Além disso, o DIEESE lembra que a redução da jornada pode favorecer uma melhor distribuição dos empregos, combatendo o quadro atual de 6,2 milhões de desempregados e 4,6 milhões de subocupados por insuficiência de horas (PNAD Contínua/2025).
Uma luta histórica e atual
Não é porque já temos semanas de até 35 horas em nossa base que deixaremos de nos engajar nessa luta. A categoria Eletricitária, historicamente mobilizada, não pode ficar de fora dessa batalha.

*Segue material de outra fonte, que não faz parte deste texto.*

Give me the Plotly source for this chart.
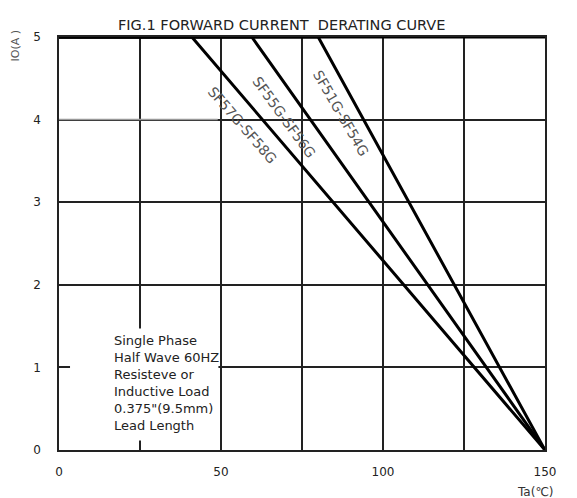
import plotly.graph_objects as go

# Data
series_names = ["SF57G-SF58G", "SF55G-SF56G", "SF51G-SF54G"]
knee_temps = [41, 59.5, 80]        # Ta where derating starts (°C)
rated_current = 5.0                # IO (A)
max_temp = 150                     # Ta where IO reaches 0
label_x = [56.5, 69.4, 87.0]
label_y = [3.93, 4.03, 4.08]
label_angles = [49, 54, 60]
x_tick_vals = [0, 50, 100, 150]
y_tick_vals = [0, 1, 2, 3, 4, 5]
note_lines = ["Single Phase", "Half Wave 60HZ", "Resisteve or",
              "Inductive Load", "0.375\"(9.5mm)", "Lead Length"]

FONT = "DejaVu Sans, sans-serif"

fig = go.Figure()
for name, knee in zip(series_names, knee_temps):
    fig.add_trace(go.Scatter(
        x=[0, knee, max_temp], y=[rated_current, rated_current, 0],
        mode="lines", line=dict(color="black", width=3),
        name=name, showlegend=False, hoverinfo="skip"))

for name, lx, ly, ang in zip(series_names, label_x, label_y, label_angles):
    fig.add_annotation(x=lx, y=ly, text=name, showarrow=False, textangle=ang,
                       font=dict(family=FONT, size=14, color="#555555"))

# note box (white patch covering the grid) and its text
fig.add_shape(type="rect", x0=3.4, x1=49.2, y0=0.115, y1=1.47, layer="above",
              line=dict(width=0), fillcolor="white")
fig.add_shape(type="line", x0=0, x1=49, y0=4, y1=4, layer="above",
              line=dict(color="#999999", width=1.5))
fig.add_annotation(x=16.7, y=1.43, xanchor="left", yanchor="top",
                   text="<br>".join(note_lines), showarrow=False, align="left",
                   borderpad=0,
                   font=dict(family=FONT, size=13, color="#222222"))

fig.add_shape(type="line", xref="paper", yref="y", x0=0, x1=1, y0=5, y1=5,
              line=dict(color="black", width=3))

fig.add_annotation(xref="paper", yref="paper", x=0.458, y=1, yshift=22,
                   text="FIG.1 FORWARD CURRENT  DERATING CURVE", showarrow=False,
                   font=dict(family=FONT, size=14.5, color="#222222"))
fig.add_annotation(xref="paper", yref="paper", x=-0.09, y=0.98, xanchor="center",
                   yanchor="middle", textangle=-90, text="IO(A )", showarrow=False,
                   font=dict(family=FONT, size=11, color="#555555"))
fig.add_annotation(xref="paper", yref="paper", x=1.023, y=0, yanchor="middle",
                   yshift=-42, text="Ta(℃)", showarrow=False,
                   font=dict(family=FONT, size=12, color="#333333"))

fig.update_xaxes(range=[0, 150], tickvals=x_tick_vals, showgrid=True,
                 gridcolor="#222222", gridwidth=1.5,
                 minor=dict(dtick=25, tick0=0, showgrid=True, gridcolor="#222222", gridwidth=1.5),
                 showline=True, linecolor="#222222", linewidth=1.5, mirror=True,
                 zeroline=False, ticks="outside", ticklen=10, tickcolor="rgba(0,0,0,0)",
                 automargin=False,
                 tickfont=dict(family=FONT, size=12, color="#222222"))
fig.update_yaxes(range=[0, 5], tickvals=y_tick_vals, showgrid=True,
                 gridcolor="#222222", gridwidth=1.5,
                 showline=True, linecolor="#222222", linewidth=1.5, mirror=True,
                 zeroline=False, ticks="outside", ticklen=14, tickcolor="rgba(0,0,0,0)",
                 automargin=False,
                 tickfont=dict(family=FONT, size=12, color="#222222"))

fig.update_layout(width=577, height=498, margin=dict(l=59, r=32, t=37, b=48),
                  plot_bgcolor="white", paper_bgcolor="white")
fig.write_html("out.html", config={"displayModeBar": False},
               post_script="document.body.style.margin='0';")
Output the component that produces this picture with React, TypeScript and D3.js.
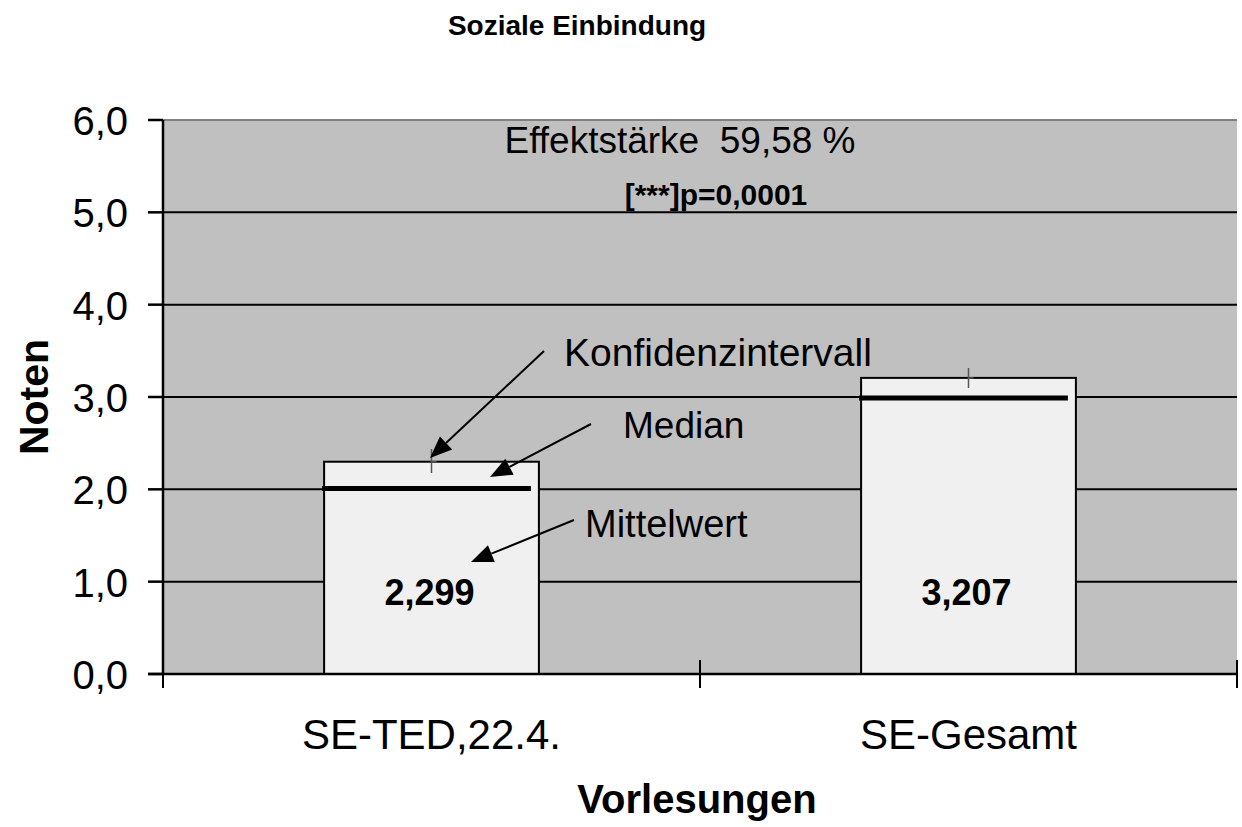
import React from "react";
import * as d3 from "d3";

const categories = ["SE-TED,22.4.", "SE-Gesamt"];
const means = [2.299, 3.207];
const meanLabels = ["2,299", "3,207"];
const medians = [2.01, 2.99];
const ciLow = [2.177, 3.098];
const ciHigh = [2.437, 3.314];
const yTicks = [0, 1, 2, 3, 4, 5, 6];

const W = 1242, H = 827;
const left = 163, right = 1237, top = 120, bottom = 674;
const font = "'Liberation Sans', Arial, Helvetica, sans-serif";

export default function App() {
  const x = d3.scaleBand<string>().domain(categories).range([left, right]).paddingInner(0).paddingOuter(0);
  const y = d3.scaleLinear().domain([0, 6]).range([bottom, top]);
  const bw = x.bandwidth() * 0.4;
  const cx = (c: string) => (x(c) as number) + x.bandwidth() / 2;
  const fmt = (v: number) => v.toFixed(1).replace(".", ",");

  const arrow = (x1: number, y1: number, x2: number, y2: number, key: string) => {
    const ang = Math.atan2(y2 - y1, x2 - x1);
    const L = 22, Wd = 9;
    const bx = x2 - L * Math.cos(ang), by = y2 - L * Math.sin(ang);
    const px = -Math.sin(ang) * Wd, py = Math.cos(ang) * Wd;
    return (
      <g key={key}>
        <line x1={x1} y1={y1} x2={bx} y2={by} stroke="#000" strokeWidth={2} />
        <polygon points={`${x2},${y2} ${bx + px},${by + py} ${bx - px},${by - py}`} fill="#000" />
      </g>
    );
  };

  return (
    <svg width={W} height={H} style={{ position: "absolute", left: 0, top: 0, background: "#fff" }} fontFamily={font}>
      <text x={577} y={35} textAnchor="middle" fontSize={28} fontWeight="bold">Soziale Einbindung</text>
      <rect x={left} y={top} width={right - left} height={bottom - top} fill="#c0c0c0" />
      <line x1={left} x2={right} y1={top} y2={top} stroke="#808080" strokeWidth={2} />
      {yTicks.filter(t => t > 0 && t < 6).map(t => (
        <line key={"g" + t} x1={left} x2={right} y1={y(t)} y2={y(t)} stroke="#000" strokeWidth={2} />
      ))}
      {categories.map((c, i) => (
        <g key={c}>
          <rect x={cx(c) - bw / 2} y={y(means[i])} width={bw} height={bottom - y(means[i])} fill="#f0f0f0" stroke="#000" strokeWidth={2} />
          <line x1={cx(c) - bw / 2 - 2} x2={cx(c) + bw / 2 - 8} y1={y(medians[i])} y2={y(medians[i])} stroke="#000" strokeWidth={5} />
          <line x1={cx(c)} x2={cx(c)} y1={y(ciHigh[i])} y2={y(ciLow[i])} stroke="#555" strokeWidth={1.5} />
          <line x1={cx(c)} x2={cx(c) + 5} y1={y(means[i])} y2={y(means[i])} stroke="#555" strokeWidth={1.5} />
          <text x={cx(c) - 2} y={y(1) + 23} textAnchor="middle" fontSize={36} fontWeight="bold">{meanLabels[i]}</text>
          <text x={cx(c)} y={749} textAnchor="middle" fontSize={42}>{c}</text>
        </g>
      ))}
      <line x1={left} x2={left} y1={top} y2={bottom} stroke="#000" strokeWidth={2.5} />
      {yTicks.map(t => (
        <g key={"t" + t}>
          <line x1={148} x2={left} y1={y(t)} y2={y(t)} stroke="#000" strokeWidth={2.5} />
          <text x={128} y={y(t) + 15} textAnchor="end" fontSize={40}>{fmt(t)}</text>
        </g>
      ))}
      <line x1={148} x2={right} y1={bottom} y2={bottom} stroke="#000" strokeWidth={2.5} />
      {[left, left + x.bandwidth(), right].map((xx, i) => (
        <line key={"xt" + i} x1={xx} x2={xx} y1={i === 0 ? bottom : bottom - 14} y2={bottom + 14} stroke="#000" strokeWidth={2} />
      ))}
      <text x={680} y={153} textAnchor="middle" fontSize={37} style={{ whiteSpace: "pre" }}>{"Effektstärke  59,58 %"}</text>
      <text x={716} y={205} textAnchor="middle" fontSize={30} fontWeight="bold">[***]p=0,0001</text>
      <text x={564} y={366} fontSize={39}>Konfidenzintervall</text>
      <text x={623} y={438} fontSize={37}>Median</text>
      <text x={585} y={537} fontSize={38}>Mittelwert</text>
      {arrow(544, 351, 430, 458, "a1")}
      {arrow(591, 424, 490, 477, "a2")}
      {arrow(574, 520, 471, 562, "a3")}
      <text x={697} y={813} textAnchor="middle" fontSize={40} fontWeight="bold">Vorlesungen</text>
      <text transform="translate(48,397) rotate(-90)" textAnchor="middle" fontSize={41} fontWeight="bold">Noten</text>
    </svg>
  );
}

Reduzir a jornada é garantir mais tempo de vida, saúde, segurança e dignidade. É também abrir espaço para novos postos de trabalho e modernizar as relações laborais no Setor Elétrico.
Nós, do STIEESP, reafirmamos nosso compromisso: não apenas defenderemos, no Congresso, nas negociações coletivas e nas ruas, a redução da jornada de trabalho, como também continuaremos dando o exemplo prático de que trabalhar menos horas, com o mesmo salário, é possível e necessário.
Um futuro com mais qualidade de vida
A luta por mais tempo livre não é privilégio: é necessidade da classe trabalhadora. É bandeira histórica do movimento sindical e condição para garantir saúde, dignidade e vida plena.
Para nós, Eletricitários, significa ter energia para trabalhar com segurança, conviver com nossas famílias e seguir firmes na luta coletiva. Reduzir a jornada é enfrentar a exploração e afirmar que o futuro pertence a quem produz a riqueza deste País: a classe trabalhadora.